Before anyone ever called them the Exorcist steps, locals knew these 75 concrete stairs wedged between M Street and Prospect Street in Georgetown as the "Hitchcock steps." That earlier nickname hints at something the staircase has always possessed: an atmosphere of cinematic dread. Built in 1895 as a practical connection between Georgetown's upper bluffs and the canal-era waterfront below, the stairs descend at a vertiginous pitch beside a rough stone retaining wall, hemmed in on one side by a row of townhouses and on the other by the old Capital Traction Company car barn. Even in broad daylight, there is something about the narrowness of the passage and the steepness of the drop that makes the throat tighten. William Friedkin recognized it the moment he saw it.

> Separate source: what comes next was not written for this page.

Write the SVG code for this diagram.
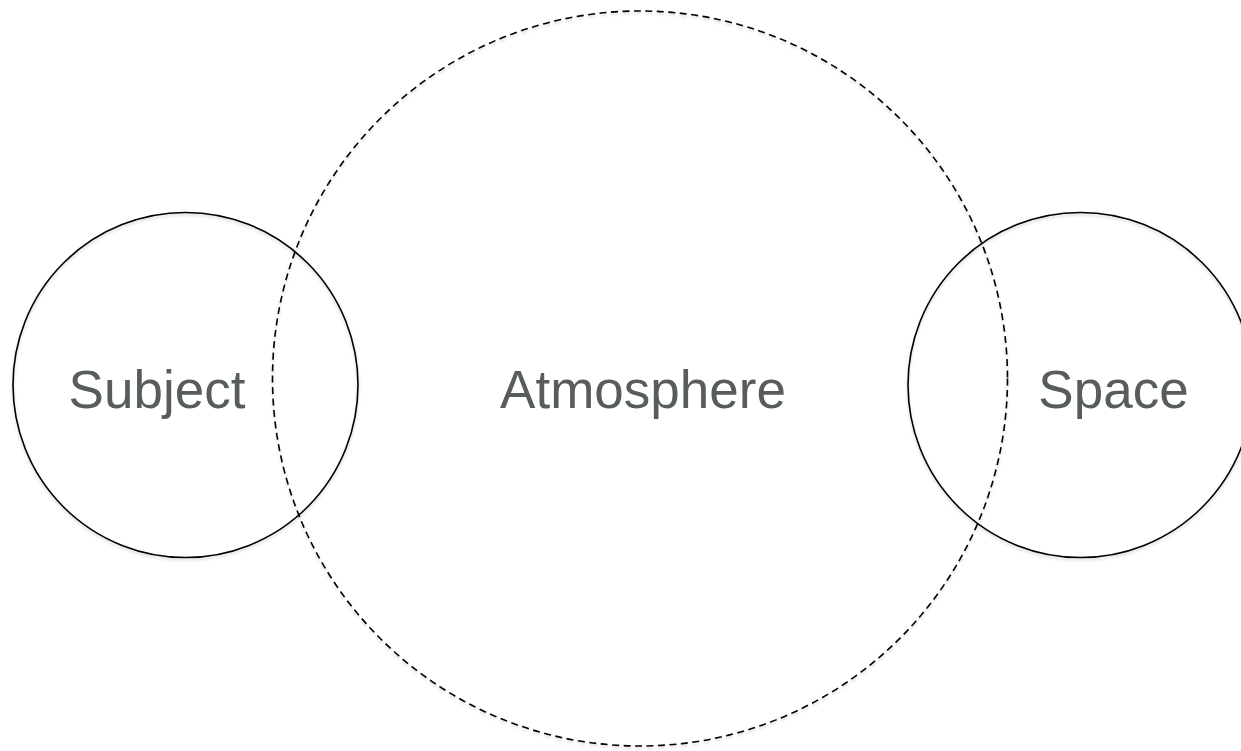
<svg xmlns="http://www.w3.org/2000/svg" width="1241" height="751" viewBox="0 0 1241 751">
  <defs>
    <filter id="sh" x="-10%" y="-10%" width="120%" height="120%">
      <feDropShadow dx="0" dy="2" stdDeviation="1.5" flood-color="#000" flood-opacity="0.18"/>
    </filter>
    <style>
      .ring { fill: none; stroke: #000; stroke-width: 1.6; }
      .dash { fill: none; stroke: #000; stroke-width: 1.6; stroke-dasharray: 7 4.5; }
      .lbl { font-family: "Liberation Sans", Arial, sans-serif; font-size: 53px; fill: #575c5f; text-anchor: middle; }
    </style>
  </defs>
  <rect width="1241" height="751" fill="#fff"/>
  <g id="atmosphere">
    <circle class="dash" cx="640" cy="378.5" r="367.5" filter="url(#sh)"/>
    <text class="lbl" x="643" y="407.5">Atmosphere</text>
  </g>
  <g id="subject">
    <circle class="ring" cx="185.5" cy="385" r="172.5" filter="url(#sh)"/>
    <text class="lbl" x="157" y="408">Subject</text>
  </g>
  <g id="space">
    <circle class="ring" cx="1080.5" cy="385" r="172.5" filter="url(#sh)"/>
    <text class="lbl" x="1113.5" y="408">Space</text>
  </g>
  <g id="connectors"/>
</svg>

The steps owe their existence to Georgetown's streetcar era. In the 1890s, the Capital Traction Company built a large barn for cable cars along the waterfront at the base of the bluffs. The stairs were constructed around 1895 as a continuation of 36th Street NW, providing a pedestrian right-of-way and a lightwell for the adjacent buildings. George Killeen, a prominent local Democratic figure, oversaw the construction of the heavy stone retaining wall that borders the staircase. According to family legend, the wall was built on nothing more than a handshake agreement, and Killeen was never paid for the work. That kind of informal dealing was common in Georgetown at the time, but it left the wall with a folk-history charm that only deepened as the decades passed and the cable cars disappeared.
When director William Friedkin and screenwriter William Peter Blatty chose Georgetown as the setting for their 1973 film The Exorcist, the steep stairs beside the house at 3600 Prospect Street became the scene of the story's devastating climax. In the film, Father Damien Karras hurls himself through a window and tumbles down the full length of the staircase to his death. To film the sequence safely, the crew padded every step with half-inch-thick rubber. Because the actual house sat slightly back from the top of the stairs, they built an eastward extension with a false front, creating the illusion that the window opened directly above the precipice. Stuntman Charles Waters performed the fall, and the sequence was shot with multiple cameras capturing the body's terrible, bouncing descent. The scene seared these stairs into the memory of every viewer who watched it, transforming a utilitarian Georgetown walkway into one of the most recognizable locations in horror cinema.
For decades after the film's release, the steps existed in a strange liminal space: beloved by horror fans and film tourists, yet lacking any official acknowledgment from the city. That changed on Halloween weekend in 2015, when Mayor Muriel Bowser gathered with Friedkin and Blatty at the base of the staircase for a ceremony that designated the Exorcist steps as an official D.C. landmark and tourist attraction. A commemorative plaque was unveiled, recognizing the stairs' importance to both Washington, D.C., and film history. The event was fitting both in its timing and its cast of characters. Blatty, who had written the novel on which the film was based, and Friedkin, who had directed the adaptation, stood together at the site where their collaboration had achieved its most visceral expression.
The Exorcist steps belong to a select group of staircases that have become famous through film. The Potemkin Stairs in Odessa are inseparable from Eisenstein's 1925 Battleship Potemkin. The Rocky Steps in Philadelphia will forever be associated with Sylvester Stallone's triumphant run. The Joker Stairs in the Bronx drew crowds after the 2019 Joaquin Phoenix film. But the Georgetown staircase may be the most atmospheric of them all. Standing at the bottom and looking up, you see the narrow channel of weathered stone, the uneven concrete treads, the houses looming above. The stairs themselves have not changed since 1895. They still serve as a public right-of-way, still connect the upper neighborhood to the waterfront. Joggers use them for exercise. Students trudge up them on their way to class. And visitors from around the world pause at the base, look up, and feel the unmistakable chill of recognition.
Located at 38.91N, 77.07W in the Georgetown neighborhood of Washington, D.C., along the Potomac River waterfront. The steps are tucked between buildings and not visible from altitude, but the Georgetown waterfront and Key Bridge nearby are strong visual references. Nearest airport: KDCA (Ronald Reagan Washington National Airport), approximately 3 nautical miles south. Best viewed at low altitude approaching from the Potomac River corridor. The adjacent former Capital Traction Company car barn (now Georgetown Car Barn) is a larger rooftop landmark.